The next stage of the ageing process is to add some dirt and some of the finer detail. Some of the wood looks so new, where I’ve gone through to the body. Using some of the wet sanding goo has helped – but in some areas I need to rub on a little spirit based dye to darken the wood slightly. I could use some old motor oil – but I’m still not sure if I’m yet going to have to apply any more layers of finish or sealer. I find the best colour to match old, exposed alder is a mid oak type stain – rubbed in with a cloth, and then rubbed back with a fine scothbrite pad.

The last stage of distressing the finish, is achieved with an assortment of general hand tools – screwdrivers, awls etc. All to add a few, well placed, fresh scratches to the finish. It’s fun to be able to actually rip into a finish, after having had to be so precious with other projects – especially the polish on the white Jaguar. When I think of how pissed off I was when I, ever-so-slightly, dinted the Jaguar paint job – and then compare that with the feeling of running a screwdriver down the back of this job.

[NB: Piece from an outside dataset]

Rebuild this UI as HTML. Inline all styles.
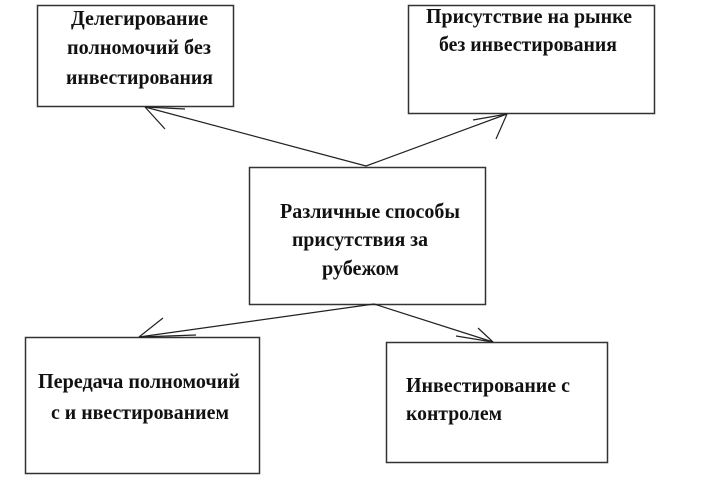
<!DOCTYPE html>
<html><head><meta charset="utf-8"><style>
html,body{margin:0;padding:0;background:#fff;}
svg{display:block;}
text{font-family:"Liberation Serif","Noto Serif CJK SC",serif;font-weight:bold;font-size:21px;fill:#111;}
</style></head><body>
<svg width="715" height="483" viewBox="0 0 715 483" xmlns="http://www.w3.org/2000/svg">
<g fill="#fff" stroke="#333" stroke-width="1.5">
<rect x="37.5" y="5.5" width="196" height="101"/>
<rect x="408.5" y="5.5" width="246" height="108"/>
<rect x="249.5" y="167.5" width="236" height="137"/>
<rect x="25.5" y="337.5" width="234" height="136"/>
<rect x="386.5" y="342.5" width="221" height="120"/>
</g>
<g stroke="#222" stroke-width="1.2" fill="none">
<line x1="366" y1="166" x2="145" y2="107"/>
<line x1="145" y1="107" x2="185" y2="109"/>
<line x1="145" y1="107" x2="165" y2="129"/>
<line x1="366" y1="166" x2="507" y2="114"/>
<line x1="507" y1="114" x2="473" y2="120"/>
<line x1="507" y1="114" x2="496" y2="139"/>
<line x1="374" y1="304" x2="139" y2="337"/>
<line x1="139" y1="337" x2="163" y2="318"/>
<line x1="139" y1="337" x2="196" y2="335"/>
<line x1="374" y1="304" x2="493" y2="342"/>
<line x1="493" y1="342" x2="478" y2="328"/>
<line x1="493" y1="342" x2="456" y2="336"/>
</g>
<text x="71" y="25" textLength="137" lengthAdjust="spacingAndGlyphs">Делегирование</text>
<text x="67" y="54" textLength="144" lengthAdjust="spacingAndGlyphs">полномочий без</text>
<text x="66" y="84" textLength="147" lengthAdjust="spacingAndGlyphs">инвестирования</text>
<text x="426" y="23" textLength="206" lengthAdjust="spacingAndGlyphs">Присутствие на рынке</text>
<text x="439" y="51" textLength="178" lengthAdjust="spacingAndGlyphs">без инвестирования</text>
<text x="280" y="218" textLength="180" lengthAdjust="spacingAndGlyphs">Различные способы</text>
<text x="292" y="246" textLength="136" lengthAdjust="spacingAndGlyphs">присутствия за</text>
<text x="322" y="275" textLength="77" lengthAdjust="spacingAndGlyphs">рубежом</text>
<text x="38" y="388" textLength="202" lengthAdjust="spacingAndGlyphs">Передача полномочий</text>
<text x="51" y="419" textLength="178" lengthAdjust="spacingAndGlyphs">с и нвестированием</text>
<text x="406" y="392" textLength="164" lengthAdjust="spacingAndGlyphs">Инвестирование с</text>
<text x="406" y="420" textLength="96" lengthAdjust="spacingAndGlyphs">контролем</text>
</svg>
</body></html>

It’s strangely satisfying and liberating…

There’s a secret ingredient which I use in gilding, which is really useful to help add visible age to an item. For that reason, I always keep a jar of Rottenstone handy, to knock the “newness” off any piece of woodwork. Rottenstone is a really a fine, pumice type dust. It actually makes quite a good fine polishing compound. if you use it with oil or naptha. It’s a dark grey in colour, and tends to dull the overall finish. It’s also so fine, that it works it’s way into all of the tiny cracks and crevices. A good dust over with Rottenstone, followed by a good buff and polish with a cloth, leaves dust in all the places where you’d expect dust and crud would accumulate over the years.

Then it’s time to pull out the main components – scratchplate, bridge, stickers – fit them in place temporarily, and have a look at how the finish is coming along.


It’s not an exact replica – but I think I’m somewhere near the ball park. There’s a little fine tuning to do – a white area on the reverse to add, some ageing work on the pickguard, the neck of course, some rusting and ageing of the metal components – all to add to the general, overall patina. The stickers still have to be added and aged. All in all, for a first attempt at it – I’m pretty happy with the results. And it’s all been strangely satisfying.